English clubs were historically successful in the UEFA Cup during the 1970s and 1980s. Tottenham Hotspur won the competition twice (1972 and 1984), Liverpool won it three times (1973, 1976, 2001), Ipswich Town won it in 1981, and Nottingham Forest, having won back-to-back European Cups in 1979 and 1980, won the UEFA Cup in 1984. This sustained English success in European competition across the period reflected both the quality of the Football League's top clubs in that era and the tactical sophistication that English football's competitive intensity had produced.
The five-year ban on English clubs in Europe following the Heysel disaster in 1985 effectively ended a period of continuous English European achievement and contributed to a long-term lag in English clubs' adaptation to continental football's evolving tactical conventions. The period of European absence contributed to the tactical isolation that continental managers like Arsène Wenger and José Mourinho would identify and begin to address when they arrived in the Premier League in the 1990s and 2000s.

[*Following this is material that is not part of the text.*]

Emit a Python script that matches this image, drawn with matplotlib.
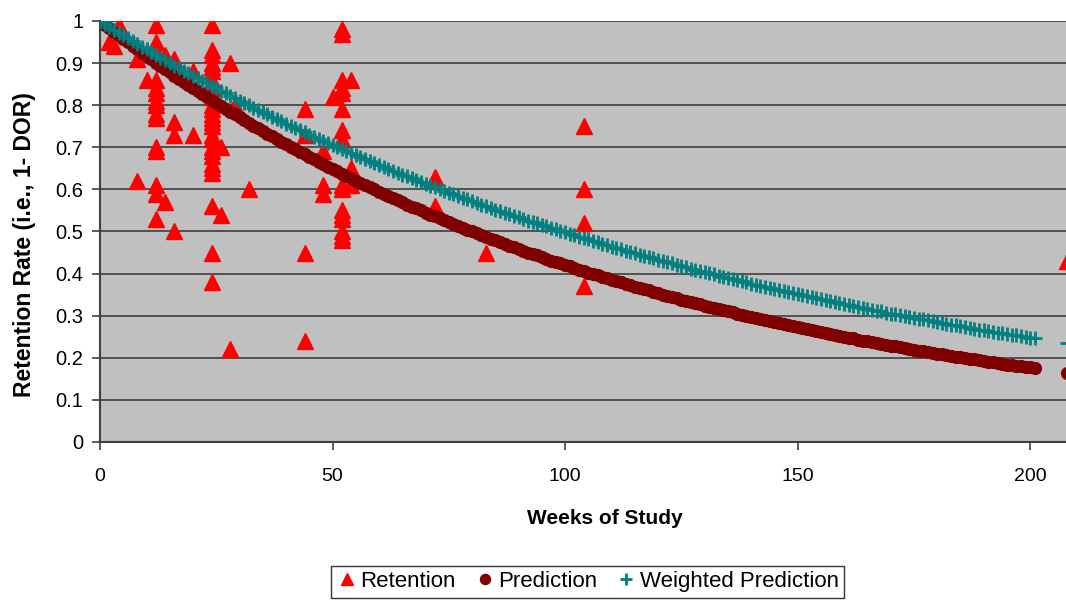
import numpy as np
import matplotlib.pyplot as plt

plt.rcParams['font.family'] = ['Liberation Sans', 'DejaVu Sans']

# observed retention (week, rate)
ret_weeks = [2, 3, 4, 8, 8, 10,
             12, 12, 12, 12, 12, 12, 12, 12, 12, 12, 12, 12, 12, 12, 12,
             14, 14, 16, 16, 16, 16, 20, 20,
             24, 24, 24, 24, 24, 24, 24, 24, 24, 24, 24, 24, 24,
             24, 24, 24, 24, 24, 24, 24, 24, 24, 24, 24, 24, 24,
             26, 26, 28, 28, 29, 32,
             44, 44, 44, 44, 48, 48, 48, 50,
             52, 52, 52, 52, 52, 52, 52, 52, 52, 52, 52, 52, 52, 52, 52, 52,
             54, 54, 54, 72, 72, 83,
             104, 104, 104, 104, 208]
ret_rates = [0.95, 0.94, 0.99, 0.91, 0.62, 0.86,
             0.99, 0.95, 0.93, 0.86, 0.84, 0.83, 0.81, 0.80, 0.78, 0.77, 0.70, 0.69, 0.61, 0.59, 0.53,
             0.92, 0.57, 0.91, 0.76, 0.73, 0.50, 0.88, 0.73,
             0.99, 0.93, 0.92, 0.90, 0.89, 0.88, 0.86, 0.84, 0.82, 0.80, 0.79, 0.78, 0.77,
             0.76, 0.75, 0.73, 0.72, 0.70, 0.69, 0.68, 0.66, 0.65, 0.64, 0.56, 0.45, 0.38,
             0.70, 0.54, 0.90, 0.22, 0.80, 0.60,
             0.79, 0.73, 0.45, 0.24, 0.69, 0.61, 0.59, 0.82,
             0.98, 0.97, 0.86, 0.84, 0.83, 0.79, 0.74, 0.72, 0.61, 0.60, 0.55, 0.54, 0.53, 0.50, 0.49, 0.48,
             0.86, 0.65, 0.61, 0.63, 0.56, 0.45,
             0.75, 0.60, 0.52, 0.37, 0.43]

# model curves, one value per week 0..201, plus the last point at week 208
pred_weeks = list(range(202)) + [208]
prediction = [
    1.000, 0.991, 0.983, 0.974, 0.966, 0.958, 0.949, 0.941, 0.933, 0.925,
    0.917, 0.909, 0.901, 0.893, 0.886, 0.878, 0.870, 0.863, 0.856, 0.848,
    0.841, 0.834, 0.826, 0.819, 0.812, 0.805, 0.798, 0.791, 0.784, 0.778,
    0.771, 0.764, 0.758, 0.751, 0.745, 0.738, 0.732, 0.726, 0.719, 0.713,
    0.707, 0.701, 0.695, 0.689, 0.683, 0.677, 0.671, 0.665, 0.660, 0.654,
    0.648, 0.643, 0.637, 0.632, 0.626, 0.621, 0.615, 0.610, 0.605, 0.600,
    0.594, 0.589, 0.584, 0.579, 0.574, 0.569, 0.564, 0.559, 0.555, 0.550,
    0.545, 0.540, 0.536, 0.531, 0.527, 0.522, 0.517, 0.513, 0.509, 0.504,
    0.500, 0.496, 0.491, 0.487, 0.483, 0.479, 0.475, 0.470, 0.466, 0.462,
    0.458, 0.454, 0.450, 0.447, 0.443, 0.439, 0.435, 0.431, 0.428, 0.424,
    0.420, 0.417, 0.413, 0.409, 0.406, 0.402, 0.399, 0.396, 0.392, 0.389,
    0.385, 0.382, 0.379, 0.375, 0.372, 0.369, 0.366, 0.363, 0.360, 0.356,
    0.353, 0.350, 0.347, 0.344, 0.341, 0.338, 0.335, 0.333, 0.330, 0.327,
    0.324, 0.321, 0.318, 0.316, 0.313, 0.310, 0.308, 0.305, 0.302, 0.300,
    0.297, 0.295, 0.292, 0.290, 0.287, 0.285, 0.282, 0.280, 0.277, 0.275,
    0.272, 0.270, 0.268, 0.265, 0.263, 0.261, 0.259, 0.256, 0.254, 0.252,
    0.250, 0.248, 0.246, 0.243, 0.241, 0.239, 0.237, 0.235, 0.233, 0.231,
    0.229, 0.227, 0.225, 0.223, 0.221, 0.219, 0.217, 0.216, 0.214, 0.212,
    0.210, 0.208, 0.206, 0.205, 0.203, 0.201, 0.199, 0.198, 0.196, 0.194,
    0.193, 0.191, 0.189, 0.188, 0.186, 0.184, 0.183, 0.181, 0.180, 0.178,
    0.177, 0.175, 0.165]
weighted = [
    1.000, 0.993, 0.986, 0.979, 0.972, 0.966, 0.959, 0.952, 0.946, 0.939,
    0.933, 0.926, 0.920, 0.913, 0.907, 0.901, 0.894, 0.888, 0.882, 0.876,
    0.870, 0.864, 0.858, 0.852, 0.846, 0.840, 0.834, 0.828, 0.822, 0.817,
    0.811, 0.805, 0.800, 0.794, 0.789, 0.783, 0.778, 0.772, 0.767, 0.762,
    0.756, 0.751, 0.746, 0.741, 0.736, 0.730, 0.725, 0.720, 0.715, 0.710,
    0.705, 0.700, 0.696, 0.691, 0.686, 0.681, 0.676, 0.672, 0.667, 0.662,
    0.658, 0.653, 0.649, 0.644, 0.640, 0.635, 0.631, 0.626, 0.622, 0.618,
    0.613, 0.609, 0.605, 0.601, 0.597, 0.592, 0.588, 0.584, 0.580, 0.576,
    0.572, 0.568, 0.564, 0.560, 0.556, 0.552, 0.549, 0.545, 0.541, 0.537,
    0.534, 0.530, 0.526, 0.522, 0.519, 0.515, 0.512, 0.508, 0.505, 0.501,
    0.498, 0.494, 0.491, 0.487, 0.484, 0.481, 0.477, 0.474, 0.471, 0.467,
    0.464, 0.461, 0.458, 0.454, 0.451, 0.448, 0.445, 0.442, 0.439, 0.436,
    0.433, 0.430, 0.427, 0.424, 0.421, 0.418, 0.415, 0.412, 0.409, 0.406,
    0.404, 0.401, 0.398, 0.395, 0.392, 0.390, 0.387, 0.384, 0.382, 0.379,
    0.376, 0.374, 0.371, 0.369, 0.366, 0.363, 0.361, 0.358, 0.356, 0.353,
    0.351, 0.349, 0.346, 0.344, 0.341, 0.339, 0.337, 0.334, 0.332, 0.330,
    0.327, 0.325, 0.323, 0.321, 0.318, 0.316, 0.314, 0.312, 0.310, 0.307,
    0.305, 0.303, 0.301, 0.299, 0.297, 0.295, 0.293, 0.291, 0.289, 0.287,
    0.285, 0.283, 0.281, 0.279, 0.277, 0.275, 0.273, 0.271, 0.269, 0.267,
    0.265, 0.264, 0.262, 0.260, 0.258, 0.256, 0.255, 0.253, 0.251, 0.249,
    0.248, 0.246, 0.235]

fig = plt.figure(figsize=(10.66, 6.01), dpi=100)
ax = fig.add_axes([0.0938, 0.2646, 0.9062, 0.7005])
ax.set_facecolor('#C0C0C0')

ax.plot(ret_weeks, ret_rates, linestyle='none', marker='^', markersize=11,
        color='#FF0000', label='Retention', zorder=2)
ax.plot(pred_weeks, prediction, linestyle='none', marker='o', markersize=8.5,
        color='#800000', label='Prediction', zorder=3)
ax.plot(pred_weeks, weighted, linestyle='none', marker='+', markersize=10,
        markeredgewidth=2, color='#008080', label='Weighted Prediction', zorder=4)

ax.set_xlim(0, 207.7)
ax.set_ylim(0, 1)
ax.set_xticks([0, 50, 100, 150, 200])
ax.set_yticks(np.arange(0, 1.01, 0.1))
ax.set_yticklabels(['0', '0.1', '0.2', '0.3', '0.4', '0.5', '0.6', '0.7', '0.8', '0.9', '1'])
ax.yaxis.grid(True, color='#505050', linewidth=1.4)
ax.set_axisbelow(True)

for side in ['top', 'right']:
    ax.spines[side].set_visible(False)
for side in ['left', 'bottom']:
    ax.spines[side].set_color('#404040')
    ax.spines[side].set_linewidth(1.5)

ax.tick_params(axis='y', direction='out', length=6, width=1.2, color='#404040',
               labelsize=14.5, pad=6)
ax.tick_params(axis='x', direction='out', length=6, width=1.2, color='#404040',
               labelsize=14, pad=13)

ax.set_xlabel('Weeks of Study', fontsize=15, fontweight='bold')
ax.xaxis.set_label_coords(0.523, -0.16)
ax.set_ylabel('Retention Rate (i.e., 1- DOR)', fontsize=16.5, fontweight='bold')
ax.yaxis.set_label_coords(-0.066, 0.468)

leg = fig.legend(loc='upper center', bbox_to_anchor=(0.551, 0.059), ncol=3,
                 fontsize=16, frameon=True, fancybox=False, edgecolor='black',
                 handletextpad=0.1, columnspacing=0.8, handlelength=1.0,
                 borderpad=0.25, borderaxespad=0, markerscale=0.85)
leg.get_frame().set_linewidth(1.0)

fig.savefig('out.png', dpi=100)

Recent Developments: Conference League and the Restructuring
The introduction of the UEFA Conference League in the 2021–22 season represented the most significant structural change to European club competition since the Champions League's 1992 rebrand. The third-tier competition provides a further level of continental participation for clubs from smaller associations who would previously have been eliminated in Europa League qualifying, and creates a more explicitly tiered structure in which the Europa League occupies a more clearly defined middle position.

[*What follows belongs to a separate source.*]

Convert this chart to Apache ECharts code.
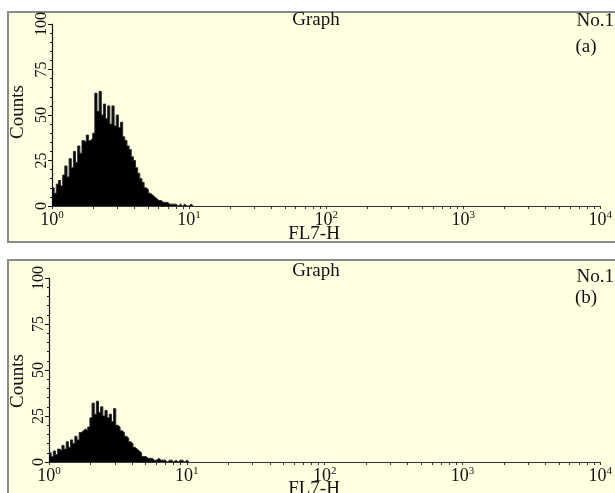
<!DOCTYPE html>
<html>
<head>
<meta charset="utf-8">
<script src="https://cdn.jsdelivr.net/npm/echarts@6/dist/echarts.min.js"></script>
<style>
  html, body { margin: 0; padding: 0; background: #ffffff; }
  #chart { width: 615px; height: 493px; }
</style>
</head>
<body>
<div id="chart"></div>
<script>
// FL7-H fluorescence histograms, log scale channels (64 channels per decade from 10^0)
const binsPerDecade = 64;
const decades = [0, 1, 2, 3, 4];
const countTicks = [0, 25, 50, 75, 100];
const panelTags = ['(a)', '(b)'];

// Counts per channel, panel (a)
const countsA = [
  10, 7, 12, 14, 11, 17, 22, 16, 26, 21,
  30, 24, 33, 29, 36, 35, 39, 36, 37, 40,
  62, 52, 63, 50, 56, 48, 55, 45, 55, 44,
  50, 43, 46, 38, 36, 33, 31, 27, 25, 21,
  18, 15, 13, 10, 9, 7, 6, 5, 4, 3,
  3, 2, 2, 2, 1, 1, 1, 1, 0, 1,
  0, 1, 0, 0, 1, 0
];

// Counts per channel, panel (b)
const countsB = [
  5, 3, 6, 4, 7, 6, 9, 7, 11, 8,
  12, 10, 14, 12, 16, 17, 18, 17, 19, 24,
  32, 26, 33, 27, 30, 25, 28, 24, 26, 22,
  29, 20, 19, 17, 16, 14, 13, 11, 10, 8,
  7, 6, 5, 3, 3, 2, 2, 2, 1, 1,
  2, 1, 1, 1, 0, 1, 1, 0, 1, 0,
  1, 1, 0, 1, 0
];

const serif = '"Liberation Serif", "Times New Roman", serif';
const panelFill = '#ffffe1';

// channel edges -> [log10 position, count] pairs for a stepped histogram
function toSteps(counts) {
  const pts = counts.map((c, i) => [i / binsPerDecade, c]);
  pts.push([counts.length / binsPerDecade, 0]);
  return pts;
}

// log-decade tick positions: 1..9 x 10^k
const logTicks = [];
for (let k = 0; k < decades.length - 1; k++) {
  for (let m = 1; m <= 9; m++) logTicks.push(k + Math.log10(m));
}
logTicks.push(decades[decades.length - 1]);

const grids = [
  { left: 52, right: 12, top: 24, bottom: 287 },
  { left: 49, right: 12, top: 278, bottom: 31 }
];

function xAxisFor(idx) {
  return {
    type: 'value', gridIndex: idx, min: 0, max: 4, interval: 1,
    axisLine: { show: true, lineStyle: { color: '#333', width: 1.2 } },
    axisTick: { show: true, length: 3, customValues: logTicks, lineStyle: { color: '#333' } },
    splitLine: { show: false },
    axisLabel: {
      margin: 4,
      customValues: decades,
      formatter: v => '{b|10}{s|' + Math.round(v) + '}',
      rich: {
        b: { fontFamily: serif, fontSize: 18, color: '#111', lineHeight: 20 },
        s: { fontFamily: serif, fontSize: 11, color: '#111', verticalAlign: 'top', lineHeight: 11 }
      }
    }
  };
}

function yAxisFor(idx) {
  return {
    type: 'value', gridIndex: idx, min: 0, max: 100, interval: 25,
    axisLine: { show: true, lineStyle: { color: '#111', width: 1.2 } },
    axisTick: { show: true, length: 4, lineStyle: { color: '#111' } },
    minorTick: { show: true, splitNumber: 5, length: 2, lineStyle: { color: '#111' } },
    splitLine: { show: false },
    axisLabel: {
      rotate: 90, margin: 2,
      fontFamily: serif, fontSize: 16, color: '#111'
    }
  };
}

function histSeries(idx, counts) {
  return {
    type: 'line', xAxisIndex: idx, yAxisIndex: idx,
    step: 'end', symbol: 'none', animation: false,
    data: toSteps(counts),
    lineStyle: { color: '#2a2a2a', width: 1 },
    areaStyle: { color: '#000', opacity: 1 }
  };
}

function text(str, x, y, opts) {
  return Object.assign({
    type: 'text', x: x, y: y, z: 100,
    style: Object.assign({
      text: str, font: '19px ' + serif, fill: '#111',
      align: 'center', verticalAlign: 'middle'
    }, opts || {})
  });
}

const chart = echarts.init(document.getElementById('chart'), null, { renderer: 'canvas' });

const graphics = [
  { type: 'rect', z: -10, shape: { x: 8, y: 12, width: 640, height: 230 },
    style: { fill: panelFill, stroke: '#8a8a8a', lineWidth: 2 } },
  { type: 'rect', z: -10, shape: { x: 8, y: 260, width: 640, height: 260 },
    style: { fill: panelFill, stroke: '#8a8a8a', lineWidth: 2 } },
  text('Graph', 316, 20),
  text('No.1', 614, 21, { align: 'right' }),
  text(panelTags[0], 586, 47),
  text('FL7-H', 314, 234),
  Object.assign(text('Counts', 18, 112), { rotation: Math.PI / 2 }),
  text('Graph', 316, 271),
  text('No.1', 614, 277, { align: 'right' }),
  text(panelTags[1], 586, 298),
  text('FL7-H', 314, 489),
  Object.assign(text('Counts', 18, 381), { rotation: Math.PI / 2 })
];

chart.setOption({
  animation: false,
  backgroundColor: '#ffffff',
  grid: grids,
  xAxis: [xAxisFor(0), xAxisFor(1)],
  yAxis: [yAxisFor(0), yAxisFor(1)],
  series: [histSeries(0, countsA), histSeries(1, countsB)],
  graphic: graphics
});
</script>
</body>
</html>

The practical effect of the Conference League's introduction has been a slight dilution of the Europa League field in its qualifying rounds, as clubs that might previously have reached the Europa League group stage now participate in the Conference League instead. Whether this ultimately strengthens or weakens the Europa League's competitive identity is a question the competition's governing bodies and clubs continue to assess through the data of the first seasons under the restructured format.